Oh boy, a nihilistic gambler epic, plus Ray Liotta redeeming himself in my eyes, so that I can justify continuing on & on as a huge fan, despite occasional roles in rubbish like Turbulence.
In another one-word-title item dominated by Liotta, Phoenix (1998), American crime film goes yakuza-eiga, possessing some of the same gambler-code ethos of Japanese gangster movies, akin to the underappreciated James Caan vehicle The Gambler (1974).
Liotta plays a gambling cop, who learned his out of kilter code of ethics from his daddy, likewise a gambler. Ray's a great character with this twisted moral code, honest to a fault when it comes to gambling debts, but for every other circumstance, not so much.
So Harry has some pretty severe debts to clear. Gambling is not merely an addiction for him, but a way of life, & in the context of this life, cheating at a game or welshing on bets is an unforgiveable breach of the gamblers' code. Armed robbery is by comparison a decent thing to do, if it's done for sake of the code.
Giovanni Ribisi plays Joey, a scared kid in prison, who a certain bookie wants killed. The bookie will forgive Harry's debts if he can arrange Joey's death. Instead, Harry would like to help keep the kid alive, & strikes up a bargain he thinks will do the trick. And he expects his bookie to be just as much a stickler for a debt.
Angelica Huston plays Leila the aging barmaid, for whom Harry is falling. She provides him his only quiet moments of peace. The casting is odd in that Angelica is certainly a bit old for Harry, but the relationship is completely understandable. They're two world-weary people who see beyond each other's failings, recognizing one another's decent cores.
Fred (Jerry Pevin), Harry's friend & fellow cop, is corrupt as all hell. He's being cuckholded by his wife, with another corrupt cop buddy, Mike (Anthony LaPaglia). Compared to his pals, Harry's definitely a good guy.
Harry intends to rob loan shark Louie (Giancarlo Esposito, an elegant character actor too often typecast as a seedy villain). Harry convinces himself nothing can go wrong. Assisted by his dirty-cop buddies Fred, Mike & James (Daniel Baldwin), things most certainly do go wrong.
They make the raid in animal masks, & storm Louie's office in the back of a strip club. Mike is unstable & goes off the deep end & kills two gangsters, then kills Louie before he can open the safe. Harry's not happy how it went down, but he's pragmatic. They call up a commercial locksmith to open the safe.
[SPOILERS ALERT!] On their way to rendezvous in two cars, with intent to split the money at a safe destination, turns out Fred betrayed them all because Mike was schtupping his wife. Armed robbery, multiple murders, & nothing to show for it! And now there's a police lieutenant (Xander Berkeley) coming for the bad cops, & he's the worst cop yet, eager to kill them all to get the money they stole.
It truly goes all to hell with misunderstandings, betrayals, death, & injury turning everyone against everyone. The rate of gunplay & violence goes up, up, up.
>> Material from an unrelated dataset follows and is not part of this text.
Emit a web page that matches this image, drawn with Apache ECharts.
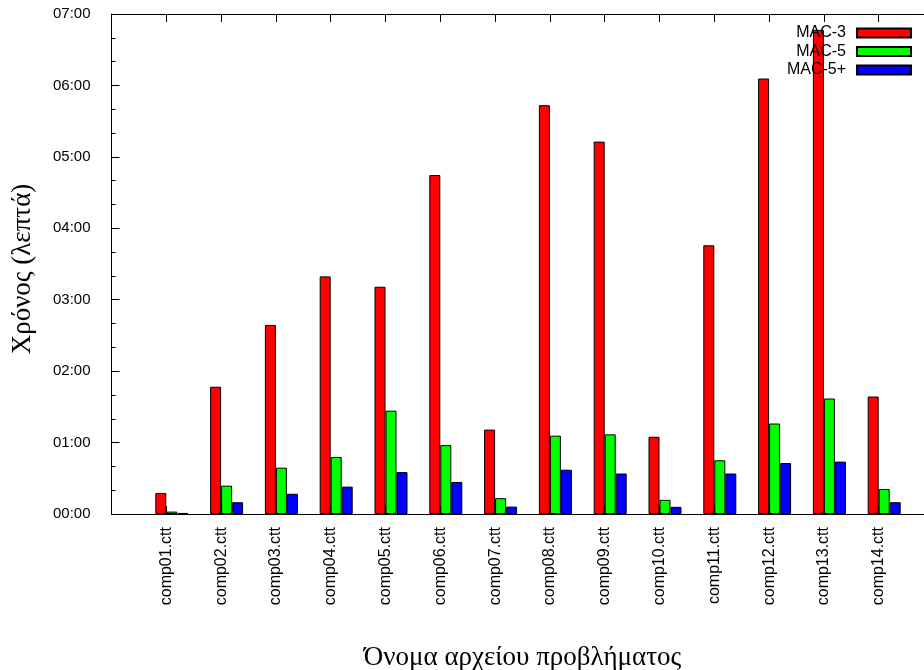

Fred's wife Katie (Kari Wuhrer) is a real slut, & she's not to be trusted in any context, so the neo-noir has its requisit femme fatale jammed into the story a mite awkwardly.
Without a morally straight & level character anywhere in sight, it's hard to tell the arch villain is none of these bad cops, criminals, or femme fatale. Rather, the ultimate villain is lisping "Chicago" (Tom Noonan, one of our best most underestimated actors), Harry's bookie.
Chicago has gone ahead & had Joey killed in jail, even though Harry had thought there was an agreement between them saving the kid. Within the context of his personal quirky Code, Harry is seriously annoyed. He goes all Yakuza-vengence on Chicago's ass, which is actually pretty redeeming if any viewer was having trouble relating to this uber anti-hero. [END SPOILER ALERT]
Phoenix obviously ain't no serious drama. But as a fast-paced actioner, it's one hell of a good film.